В Иерусалиме мы удостоились особой чести. Верховный комиссар собственной персоной явился за кулисы приветствовать нас. Один из служащих Сохнута вертелся вокруг, точно импресарио, и представлял нас верховному комиссару, бесстыдно перевирая наши имена. Меня он назвал Леонардом Фридманом, а в имени Эвы изменил несколько букв и вышло «Штауфенберг».
Один из знатных арабов — известный врач — пригласил нас в Бейрут, причем уже уладил все формальности с тамошним французским губернатором. Это старый знакомый Розендорфа, они познакомились на пароходе по пути сюда. Обнаружив, что я могу немного болтать по-арабски (мои жалкие познания произвели на него огромное впечатление), он так расчувствовался, что предоставил в наше распоряжение свой лимузин и несколько часов возил нас по тем районам Иерусалима, где евреи не осмеливаются гулять, несмотря на нынешнее относительное затишье.
Нам улыбается успех. Широкая публика полюбила нас, и в некотором смысле мы действительно как бы посланцы доброй воли. У музыкантов мы тоже пользуемся признанием. В Эрец-Исраэль не бывало еще такого отличного камерного ансамбля, как наш. Одна женщина, у которой большие связи в Англии, всеми силами старается организовать нам турне в Лондон. И все же нет такого места, куда бы я ехал с большей радостью, чем в деревню.
Там, в столовой бедного киббуца или в народном доме какого-нибудь мошава[37], где собираются до смерти усталые люди, с покрасневшими веками, где, случается, напряженную тишину нарушает мычание коровы или лай собаки, разом разрушающие волшебство музыки, — там и только там я чувствую, что делаю святое дело (я не забыл замечания отца). Нам выпала честь — дать этим честным людям минуту музыки, чтобы на фоне ее звуков они смогли заглянуть в свои души, а это для меня дороже всех аплодисментов восторженной публики в других местах.

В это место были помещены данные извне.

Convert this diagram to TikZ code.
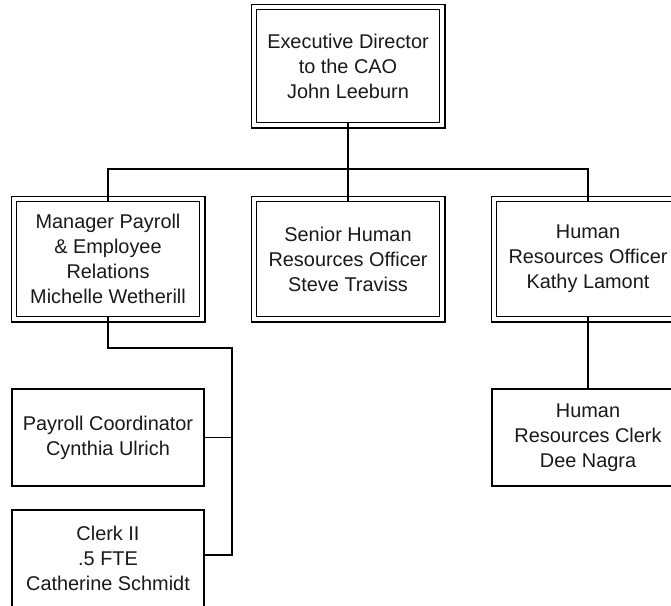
\documentclass[tikz,border=0pt]{standalone}
\usepackage{fontspec}
\setmainfont{Liberation Sans}
\begin{document}
\begin{tikzpicture}[x=1pt,y=1pt,
  txt/.style={font=\fontsize{19.9}{25}\selectfont, align=center, text=black!90},
  % double-ruled box: the node is the heavy inner frame
  dblbox/.style={txt, draw, line width=1.8pt, minimum width=183pt, minimum height=115pt, inner sep=0pt},
  % plain single-ruled box
  onebox/.style={txt, draw, line width=1.8pt, minimum width=192pt, minimum height=97pt, inner sep=0pt},
  outerframe/.style={line width=1.2pt},
  link/.style={line width=1.8pt}
]
\useasboundingbox (0,0) rectangle (671,-605);
\clip (0,0) rectangle (671,-605);

% top of the chart
\node[dblbox, minimum height=113pt] (exec) at (348,-66) {Executive Director\\to the CAO\\John Leeburn};

% second row
\node[dblbox] (mgr) at (108,-259) {Manager Payroll\\\& Employee\\Relations\\Michelle Wetherill};
\node[dblbox] (shr) at (348,-259) {Senior Human\\Resources Officer\\Steve Traviss};
\node[dblbox] (hro) at (588,-259) {Human\\Resources Officer\\Kathy Lamont};

% outer thin frames of the double-ruled boxes
\foreach \n in {exec,mgr,shr,hro}{
  \draw[outerframe] ([shift={(-4.5pt,4.5pt)}]\n.north west) rectangle ([shift={(4.5pt,-4.5pt)}]\n.south east);
}

% third row
\node[onebox] (pay) at (108,-437.5) {Payroll Coordinator\\Cynthia Ulrich};
\node[onebox] (clk) at (108,-558.5) {Clerk II\\.5 FTE\\Catherine Schmidt};
\node[onebox] (hrc) at (588,-437.5) {Human\\Resources Clerk\\Dee Nagra};

% reporting lines
\coordinate (busL) at (108,-169);
\coordinate (busR) at (588,-169);
\coordinate (elbow) at (108,-348);
\coordinate (rail) at (232,-348);

\draw[link] (exec.south) -- (shr.north);
\draw[link] (mgr.north) -- (busL) -- (busR) -- (hro.north);
\draw[link] (mgr.south) -- (elbow) -- (rail) |- ([yshift=3.5pt]clk.east);
\draw[link] (pay.east) -- (pay.east -| rail);
\draw[link] (hro.south) -- (hrc.north);
\end{tikzpicture}
\end{document}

Там я ненадолго освобождаюсь от чувства вины несостоявшегося халуца, от ощущения, что сделал для себя больше, чем для своего народа (формулировка доктора Манфреда, убеждавшего меня «идти своим путем», безо всякого стыда, ибо, согласно разумным принципам распределения общественною труда, легче найти мне замену в коровнике, чем в оркестре, где каждый человек с «глубокими корнями» особенно важен). Уже по дороге в поселение, где все-таки может подстерегать опасность, я ощущаю в себе какую-то силу.
Не раз я замечал, что товарищи по квартету не так уж рады, когда я организую нам концерт в деревне.
«Фридман не успокоится, пока мы не попадем под обстрел», — говорит Розендорф, и за его иронией прячется простой страх, но он все же не отвергает ни одного захолустного поселения, где экономят по грошам, чтобы заплатить нам. Да и гонорар-то, по правде сказать, символический.
35
Кафия — арабский мужской головной убор в виде полотняного платка, закрепляемого на голове с помощью витого шнура или обруча.
36
Согласно принятому при англичанах иерусалимским муниципалитетом закону, все строящиеся в городе здания облицовываются светлым иерусалимским камнем, который добывают в каменоломнях, расположенных в окрестностях города.